Cambiamenti climatici, le nazioni vulnerabili chiedono i danni ai responsabili
Alla COP27, la Conferenza delle Nazioni Unite sul Clima, una delle questioni più urgenti da affrontare è quella del cosiddetto Loss and Damage, letteralmente “perdite e danni”.
Si tratta del tema – spinosissimo – dei danni climatici che sarebbe giusto le nazioni storicamente responsabili del riscaldamento globale pagassero a quelle più vulnerabili. Ormai da decenni la richiesta viene avanzata dai paesi che, pur non avendo contribuito in modo sostanziale alle emissioni che l’hanno provocata, vengono già bersagliati dalle conseguenze più catastrofiche della crisi climatica. Ma summit, vertici e negoziati si sono susseguiti trascinando con sé un dibattito finora insoluto, e la richiesta è rimasta, di fatto, inascoltata.
Già alla fine degli anni Ottanta si era iniziato a parlare della necessità di proteggere le nazioni più vulnerabili. In particolare furono alcuni piccoli Stati insulari i primi a lanciare l’SOS per l’innalzamento del livello del mare, chiedendo azione climatica e protezione da parte delle altre nazioni.
Il primo riferimento esplicito al tema del Loss and damage nell’ambito dei negoziati sul clima arriva poi nel 1991, quando la neonata Alleanza dei piccoli Stati insulari, fondata l’anno prima, propone di instaurare un meccanismo assicurativo.
Nella proposta si specifica la richiesta che le nazioni “industrializzate” paghino le perdite e i danni che le piccole isole vulnerabili e i paesi in via di sviluppo subiscono a causa dei cambiamenti climatici.
A oltre trent’anni sul piatto c’è ancora, sostanzialmente, la stessa richiesta:
Danni climatici, cosa chiedono i paesi vulnerabili a COP27
In una lettera che di recente ha indirizzato ai leader globali, l’attivista keniota Elizabeth Wathuti ha sottolineato che «è fondamentale che i negoziati della COP27 istituiscano uno strumento finanziario dedicato al sostegno delle comunità in prima linea nella crisi climatica, perché possano far fronte alle perdite e ai danni che stanno subendo e che, come sappiamo, non potranno che peggiorare».
Già durante COP26, la conferenza della Convenzione Quadro delle Nazioni Unite sul Clima del 2021, si era sperato fosse possibile raggiungere il traguardo. Le trattative, però, si sono chiuse con l’accordo deludente di avviare dei dialoghi, ancora una volta: sono i cosiddetti Glasgow Climate Dialogues, dei momenti d’incontro dedicati alla questione, in programma fino al giugno 2024.

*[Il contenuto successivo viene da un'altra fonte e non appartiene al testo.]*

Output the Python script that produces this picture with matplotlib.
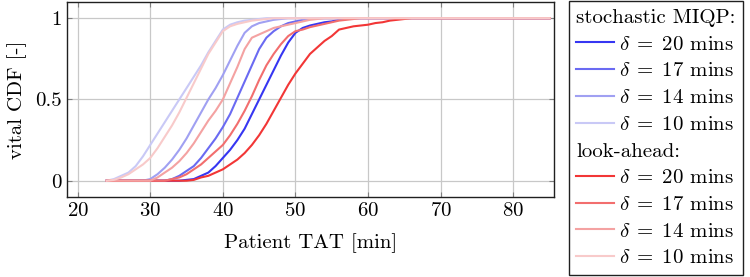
import matplotlib
matplotlib.use("Agg")
import matplotlib.pyplot as plt
from matplotlib.lines import Line2D

plt.rcParams["font.family"] = "cmr10"
plt.rcParams["mathtext.fontset"] = "cm"
plt.rcParams["axes.formatter.use_mathtext"] = True
plt.rcParams["font.size"] = 15

# patient turnaround time grid [min]
tat = [24, 25, 26, 27, 28, 29, 30, 31, 32, 33, 34, 35, 36, 37, 38, 39, 40,
       41, 42, 43, 44, 45, 46, 47, 48, 49, 50, 51, 52, 53, 54, 55, 56, 57,
       58, 59, 60, 61, 62, 63, 64, 65, 66, 85]

# stochastic MIQP
miqp_20 = [0, 0, 0, 0, 0, 0, 0, 0, 0, 0, 0, 0.005, 0.01, 0.03, 0.05, 0.09,
           0.14, 0.19, 0.25, 0.32, 0.41, 0.50, 0.59, 0.68, 0.77, 0.85, 0.91,
           0.94, 0.955, 0.965, 0.975, 0.98, 0.99, 0.995, 1, 1, 1, 1, 1, 1, 1,
           1, 1, 1]
miqp_17 = [0, 0, 0, 0, 0, 0, 0, 0, 0, 0.01, 0.03, 0.06, 0.09, 0.14, 0.20,
           0.26, 0.33, 0.41, 0.51, 0.61, 0.71, 0.81, 0.88, 0.92, 0.95, 0.97,
           0.98, 0.99, 0.995, 1, 1, 1, 1, 1, 1, 1, 1, 1, 1, 1, 1, 1, 1, 1]
miqp_14 = [0, 0, 0, 0, 0, 0, 0.01, 0.04, 0.08, 0.13, 0.19, 0.26, 0.34, 0.42,
           0.50, 0.57, 0.65, 0.74, 0.83, 0.91, 0.95, 0.97, 0.98, 0.99, 0.995,
           1, 1, 1, 1, 1, 1, 1, 1, 1, 1, 1, 1, 1, 1, 1, 1, 1, 1, 1]
miqp_10 = [0, 0.01, 0.03, 0.05, 0.09, 0.15, 0.22, 0.29, 0.36, 0.43, 0.50,
           0.57, 0.64, 0.71, 0.79, 0.86, 0.93, 0.96, 0.975, 0.985, 0.99,
           0.995, 1, 1, 1, 1, 1, 1, 1, 1, 1, 1, 1, 1, 1, 1, 1, 1, 1, 1, 1, 1,
           1, 1]

# look-ahead
la_20 = [0, 0, 0, 0, 0, 0, 0, 0, 0, 0, 0, 0, 0.005, 0.02, 0.03, 0.05, 0.07,
         0.10, 0.13, 0.17, 0.22, 0.28, 0.35, 0.43, 0.51, 0.59, 0.66, 0.72,
         0.78, 0.82, 0.86, 0.89, 0.93, 0.94, 0.95, 0.955, 0.96, 0.97, 0.975,
         0.985, 0.99, 0.995, 1, 1]
la_17 = [0, 0, 0, 0, 0, 0, 0, 0, 0, 0.01, 0.02, 0.04, 0.07, 0.10, 0.14, 0.18,
         0.22, 0.28, 0.35, 0.43, 0.52, 0.62, 0.71, 0.78, 0.84, 0.89, 0.92,
         0.93, 0.945, 0.955, 0.965, 0.975, 0.985, 0.99, 0.995, 1, 1, 1, 1, 1,
         1, 1, 1, 1]
la_14 = [0, 0, 0, 0, 0, 0, 0, 0.02, 0.05, 0.08, 0.12, 0.17, 0.23, 0.30, 0.37,
         0.43, 0.50, 0.60, 0.70, 0.81, 0.88, 0.90, 0.92, 0.94, 0.95, 0.96,
         0.97, 0.98, 0.99, 0.995, 1, 1, 1, 1, 1, 1, 1, 1, 1, 1, 1, 1, 1, 1]
la_10 = [0, 0.005, 0.02, 0.04, 0.07, 0.10, 0.14, 0.20, 0.27, 0.34, 0.42, 0.51,
         0.60, 0.69, 0.78, 0.85, 0.92, 0.95, 0.965, 0.975, 0.985, 0.99,
         0.995, 1, 1, 1, 1, 1, 1, 1, 1, 1, 1, 1, 1, 1, 1, 1, 1, 1, 1, 1, 1, 1]

deltas = [20, 17, 14, 10]
miqp = [miqp_20, miqp_17, miqp_14, miqp_10]
lookahead = [la_20, la_17, la_14, la_10]
blues = ["#3636f2", "#6a6af2", "#a0a0f2", "#c9c9f6"]
reds = ["#f23636", "#f26e6e", "#f4a2a2", "#f8caca"]

fig = plt.figure(figsize=(7.5, 2.77), dpi=100)
ax = fig.add_axes([0.089, 0.289, 0.6496, 0.704])

handles, labels = [], []
handles.append(Line2D([], [], linestyle="none"))
labels.append("stochastic MIQP:")
for d, ys, c in zip(deltas, miqp, blues):
    ln, = ax.plot(tat, ys, color=c, lw=1.5)
    handles.append(ln)
    labels.append(rf"$\delta\;=\;{d}$ mins")
handles.append(Line2D([], [], linestyle="none"))
labels.append("look-ahead:")
for d, ys, c in zip(deltas, lookahead, reds):
    ln, = ax.plot(tat, ys, color=c, lw=1.5)
    handles.append(ln)
    labels.append(rf"$\delta\;=\;{d}$ mins")

ax.set_xlim(18.5, 85.6)
ax.set_ylim(-0.1, 1.1)
ax.set_xticks([20, 30, 40, 50, 60, 70, 80])
ax.set_yticks([0, 0.5, 1])
ax.set_yticklabels(["0", "0.5", "1"])
ax.grid(True, color="#c8c8c8", lw=0.9)
ax.set_axisbelow(True)
ax.tick_params(direction="in", top=True, right=True, color="#808080",
               length=3.5)
for sp in ax.spines.values():
    sp.set_color("#202020")
    sp.set_linewidth(1.0)

ax.set_xlabel("Patient TAT [min]", labelpad=10)
ax.set_ylabel("vital CDF [-]", labelpad=6)

leg = fig.legend(handles, labels, loc="upper left",
                 bbox_to_anchor=(569 / 750, 0.996), frameon=True,
                 fancybox=False, edgecolor="#202020", framealpha=1,
                 handlelength=1.8, handletextpad=0.25, labelspacing=0.39,
                 borderpad=0.35, borderaxespad=0)
leg.get_frame().set_linewidth(1.0)

# header rows: drop the empty handle space
for col in leg._legend_handle_box.get_children():
    for i, row in enumerate(col.get_children()):
        if i in (0, 5):
            row.get_children()[0].set_width(0)
            row.sep = 0

fig.savefig("out.png", dpi=100)
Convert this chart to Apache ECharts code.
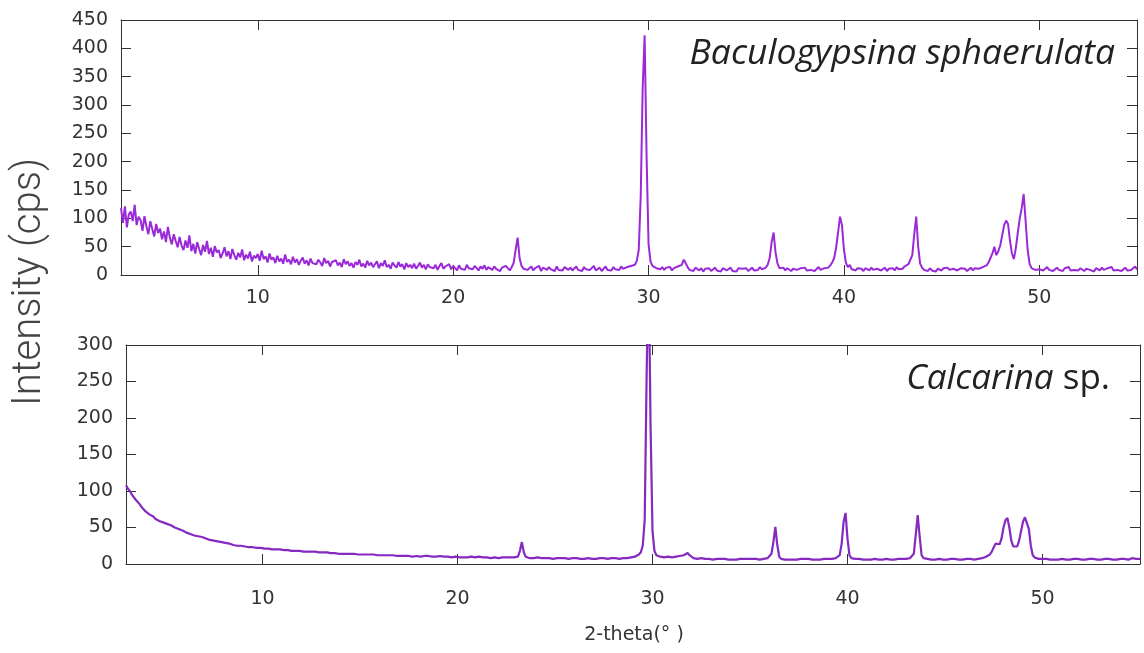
<!DOCTYPE html>
<html><head><meta charset="utf-8">
<script src="https://cdn.jsdelivr.net/npm/echarts@6/dist/echarts.min.js"></script>
<style>html,body{margin:0;padding:0;background:#fff}#c{width:1144px;height:653px}</style>
</head><body><div id="c"></div>
<script>
// 2-theta sampling grid (degrees)
const thetaStart = 3.0;
const thetaStep = 0.1;
const xTicks = [10, 20, 30, 40, 50];
const yTicksTop = [0, 50, 100, 150, 200, 250, 300, 350, 400, 450];
const yTicksBottom = [0, 50, 100, 150, 200, 250, 300];
const topLabel = 'Baculogypsina sphaerulata';
const bottomLabelItalic = 'Calcarina';
const bottomLabelRest = ' sp.';
const yName = 'Intensity (cps)';
const xName = '2-theta(\u00B0 )';

// Intensity (cps), one value per 0.1 deg from 3.0 to 55.0
const baculogypsina = [
118, 92, 121, 84, 107, 112, 95, 124, 88, 103,
97, 78, 104, 86, 72, 95, 81, 68, 90, 74,
82, 63, 77, 58, 85, 66, 54, 72, 60, 49,
67, 52, 44, 61, 48, 70, 42, 55, 38, 58,
46, 35, 53, 41, 60, 37, 48, 32, 51, 40,
44, 30, 38, 49, 33, 42, 28, 46, 35, 27,
39, 31, 45, 26, 36, 29, 41, 24, 34, 30,
37, 25, 43, 28, 33, 22, 38, 27, 31, 21,
34, 24, 29, 20, 36, 23, 27, 19, 32, 22,
28, 18, 25, 31, 20, 26, 17, 29, 21, 24,
19, 27, 22, 16, 30, 21, 25, 15, 23, 20,
26, 17, 22, 14, 28, 19, 24, 16, 21, 13,
23, 18, 27, 15, 20, 13, 25, 17, 22, 14,
19, 24, 12, 21, 16, 26, 14, 18, 11, 22,
17, 13, 23, 15, 19, 10, 21, 14, 18, 12,
20, 11, 16, 22, 13, 18, 10, 19, 14, 17,
12, 18, 9, 16, 21, 11, 15, 13, 19, 10,
16, 12, 8, 17, 11, 14, 9, 18, 12, 15,
10, 16, 13, 8, 15, 11, 17, 9, 14, 12,
9, 15, 11, 14, 7, 13, 10, 16, 12, 8,
14, 22, 45, 66, 30, 16, 11, 14, 9, 12,
15, 8, 12, 10, 16, 7, 13, 11, 9, 14,
10, 13, 7, 15, 9, 12, 8, 14, 11, 9,
13, 8, 11, 15, 9, 12, 7, 14, 10, 13,
9, 12, 16, 8, 11, 13, 7, 10, 15, 9,
12, 8, 14, 10, 13, 9, 15, 11, 8, 14,
12, 16, 13, 18, 25, 45, 140, 330, 423, 210,
55, 24, 16, 19, 12, 15, 10, 14, 9, 13,
11, 14, 8, 12, 10, 15, 12, 18, 27, 21,
14, 9, 12, 7, 13, 10, 8, 12, 6, 11,
9, 12, 7, 10, 13, 8, 11, 6, 12, 9,
8, 11, 13, 7, 10, 6, 12, 9, 11, 8,
12, 7, 10, 13, 8, 11, 9, 14, 10, 12,
13, 18, 30, 58, 75, 40, 20, 12, 9, 13,
8, 12, 10, 7, 11, 14, 9, 6, 12, 10,
13, 8, 11, 9, 12, 7, 10, 14, 9, 11,
12, 15, 13, 17, 22, 30, 48, 75, 103, 88,
45, 22, 14, 18, 10, 13, 8, 12, 9, 11,
7, 12, 10, 8, 13, 9, 6, 11, 14, 8,
10, 13, 7, 11, 9, 12, 8, 14, 10, 12,
11, 15, 13, 19, 22, 35, 72, 103, 50, 20,
13, 9, 11, 7, 12, 8, 10, 6, 11, 9,
8, 12, 10, 13, 9, 7, 11, 14, 8, 10,
12, 9, 11, 7, 10, 13, 8, 12, 9, 11,
10, 14, 12, 17, 22, 30, 38, 50, 35, 42,
52, 70, 88, 96, 90, 60, 38, 28, 48, 75,
100, 118, 143, 95, 45, 20, 12, 15, 9, 12,
10, 13, 8, 11, 14, 9, 12, 7, 10, 13,
9, 11, 7, 12, 10, 14, 8, 11, 9, 12,
8, 12, 10, 7, 11, 13, 9, 10, 6, 12,
11, 8, 13, 9, 7, 12, 10, 14, 8, 11,
9, 12, 7, 10, 13, 8, 11, 9, 12, 15,
10
];

const calcarina = [
108, 103, 100, 95, 93, 88, 85, 82, 78, 76,
72, 71, 68, 67, 65, 62, 62, 59, 59, 57,
56, 55, 53, 53, 51, 50, 49, 48, 46, 46,
45, 43, 43, 41, 41, 39, 39, 38, 37, 37,
36, 35, 35, 33, 34, 32, 32, 31, 30, 30,
29, 29, 28, 28, 27, 26, 27, 25, 26, 25,
25, 24, 25, 23, 24, 23, 23, 22, 23, 22,
22, 21, 22, 21, 21, 20, 21, 20, 20, 20,
20, 19, 20, 19, 19, 18, 19, 18, 19, 18,
18, 17, 18, 17, 17, 17, 16, 17, 16, 16,
16, 16, 15, 16, 15, 15, 16, 15, 15, 14,
15, 14, 15, 14, 14, 14, 13, 14, 14, 13,
14, 13, 14, 13, 13, 13, 12, 13, 13, 12,
13, 12, 13, 12, 12, 12, 11, 12, 12, 11,
12, 11, 12, 11, 12, 11, 11, 10, 11, 11,
11, 10, 11, 11, 10, 11, 10, 10, 11, 10,
10, 11, 10, 10, 9, 10, 10, 9, 10, 10,
10, 9, 10, 9, 10, 9, 9, 10, 9, 9,
9, 10, 9, 9, 8, 9, 9, 8, 9, 9,
9, 8, 9, 9, 8, 9, 8, 9, 8, 9,
9, 10, 18, 30, 16, 10, 9, 8, 9, 8,
8, 9, 8, 8, 9, 8, 7, 8, 8, 7,
8, 8, 7, 8, 7, 8, 8, 7, 7, 8,
7, 8, 7, 7, 8, 7, 7, 8, 7, 7,
8, 7, 7, 8, 7, 8, 7, 7, 8, 8,
7, 8, 8, 7, 8, 8, 9, 8, 9, 9,
10, 10, 11, 13, 16, 25, 60, 260, 420, 190,
45, 18, 12, 10, 10, 9, 9, 9, 10, 9,
9, 10, 10, 10, 11, 11, 12, 14, 15, 12,
10, 8, 8, 7, 7, 8, 7, 7, 6, 7,
7, 6, 7, 7, 6, 7, 6, 7, 7, 6,
7, 6, 7, 6, 6, 7, 6, 7, 6, 7,
6, 7, 6, 7, 7, 6, 7, 7, 8, 8,
9, 14, 30, 51, 26, 10, 7, 7, 6, 7,
6, 7, 6, 7, 6, 6, 7, 6, 7, 6,
7, 6, 6, 7, 6, 7, 6, 6, 7, 7,
7, 7, 7, 8, 8, 9, 12, 28, 58, 70,
35, 12, 8, 7, 7, 6, 7, 6, 6, 7,
6, 7, 6, 6, 7, 6, 6, 7, 6, 6,
7, 6, 6, 7, 6, 6, 7, 6, 7, 7,
7, 7, 8, 9, 14, 40, 67, 38, 12, 8,
6, 7, 6, 6, 7, 6, 6, 7, 6, 6,
7, 6, 6, 7, 6, 7, 6, 6, 7, 6,
6, 7, 6, 7, 7, 6, 7, 7, 8, 8,
9, 10, 11, 13, 17, 23, 28, 30, 27, 35,
50, 60, 63, 50, 32, 24, 22, 24, 32, 45,
58, 64, 66, 48, 25, 12, 9, 8, 7, 7,
7, 6, 7, 6, 6, 7, 6, 7, 6, 6,
7, 6, 6, 7, 6, 6, 7, 6, 7, 6,
6, 7, 6, 6, 7, 6, 7, 6, 6, 7,
6, 7, 7, 6, 7, 6, 6, 7, 6, 7,
7, 6, 7, 7, 6, 7, 8, 7, 7, 8,
7
];

function toPairs(vals) {
  return vals.map((v, i) => [+(thetaStart + i * thetaStep).toFixed(2), v]);
}

const AX = '#333';
const FONT = 'DejaVu Sans';
function xAx(grid, pos, labels, margin) {
  return {
    gridIndex: grid, type: 'value', min: 3, max: 55, position: pos,
    axisLine: { show: true, onZero: false, lineStyle: { color: AX, width: 1 } },
    axisTick: { show: true, inside: true, length: 10, customValues: xTicks, lineStyle: { color: AX, width: 1 } },
    axisLabel: { show: labels, customValues: xTicks, fontSize: 19, color: AX, margin: margin, fontFamily: FONT },
    splitLine: { show: false }
  };
}
function yAx(grid, pos, labels, max, ticks) {
  return {
    gridIndex: grid, type: 'value', min: 0, max: max, interval: 50, position: pos,
    axisLine: { show: true, onZero: false, lineStyle: { color: AX, width: 1 } },
    axisTick: { show: true, inside: true, length: 10, customValues: ticks, lineStyle: { color: AX, width: 1 } },
    axisLabel: { show: labels, customValues: ticks, fontSize: 19, color: AX, margin: 13, fontFamily: FONT },
    splitLine: { show: false }
  };
}

const chart = echarts.init(document.getElementById('c'), null, { renderer: 'canvas' });
chart.setOption({
  animation: false,
  backgroundColor: '#fff',
  grid: [
    { left: 121, top: 20, width: 1016, height: 255 },
    { left: 126, top: 345, width: 1014, height: 219 }
  ],
  xAxis: [xAx(0, 'bottom', true, 14), xAx(0, 'top', false, 8), xAx(1, 'bottom', true, 26), xAx(1, 'top', false, 8)],
  yAxis: [yAx(0, 'left', true, 450, yTicksTop), yAx(0, 'right', false, 450, yTicksTop),
          yAx(1, 'left', true, 300, yTicksBottom), yAx(1, 'right', false, 300, yTicksBottom)],
  series: [
    { type: 'line', xAxisIndex: 0, yAxisIndex: 0, data: toPairs(baculogypsina), showSymbol: false,
      lineStyle: { color: '#9A2AD8', width: 2 }, clip: true },
    { type: 'line', xAxisIndex: 2, yAxisIndex: 2, data: toPairs(calcarina), showSymbol: false,
      lineStyle: { color: '#8529C0', width: 2.2 }, clip: true }
  ],
  graphic: [
    { type: 'text', x: 1115, y: 54, style: { text: topLabel, fontSize: 35.5, fontStyle: 'italic', fontFamily: 'Open Sans', fill: '#222', textAlign: 'right', textVerticalAlign: 'middle' } },
    { type: 'text', x: 1110, y: 379, style: { text: '{i|' + bottomLabelItalic + '}' + bottomLabelRest, fontSize: 35, fontFamily: 'Open Sans', fill: '#222', textAlign: 'right', textVerticalAlign: 'middle',
      rich: { i: { fontSize: 35, fontStyle: 'italic', fontFamily: 'Open Sans', fill: '#222' } } } },
    { type: 'text', x: 30, y: 282, rotation: Math.PI / 2, style: { text: yName, fontSize: 40, fontFamily: 'Roboto', fontWeight: 300, fill: '#444', textAlign: 'center', textVerticalAlign: 'middle' } },
    { type: 'text', x: 634, y: 635, style: { text: xName, fontSize: 19, fontFamily: FONT, fill: '#333', textAlign: 'center', textVerticalAlign: 'middle' } }
  ]
});
</script></body></html>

La prima sessione si è svolta durante i negoziati intermedi verso COP27, a giugno, e si è chiusa con un nulla di fatto. Il punto della questione su cui non si trova ancora una via d’uscita, a oltre trent’anni dalla prima richiesta, è in particolare la necessità di istituire un fondo dedicato esclusivamente ai danni climatici.
Quest’anno i leader del mondo torneranno a incontrarsi in Egitto, alla COP27, ma – dopo mesi segnati da fenomeni estremi senza precedenti che hanno spezzato vite in tutto il pianeta – i segnali arrivati finora non sono promettenti. Le nazioni più ricche appaiono ancora decise a opporre resistenza, e tra queste ci sono anche gli stati europei. Il documento adottato dai Ministri delle Finanze europei il 4 ottobre con le conclusioni del Consiglio prima della COP27 non fa cenno alla soddisfazione delle richieste di includere nei negoziati delle discussioni specifiche per la creazione del nuovo fondo. Nel testo si fa invece un riferimento generale e vago alla necessità «di rafforzare l’azione, il sostegno e il coordinamento globale per evitare, ridurre al minimo e affrontare perdite e danni associati agli impatti negativi dei cambiamenti climatici».
I Paesi più vulnerabili stanno comunque facendo sentire la propria voce con sempre più forza, e anche la società civile è decisa ad assicurarsi che non si spengano i riflettori sulla questione dei danni climatici durante la prossima Conferenza sul Clima, che a novembre sarà ospitata dall’Egitto, proprio in uno dei continenti più poveri e più duramente flagellati dagli effetti della crisi climatica.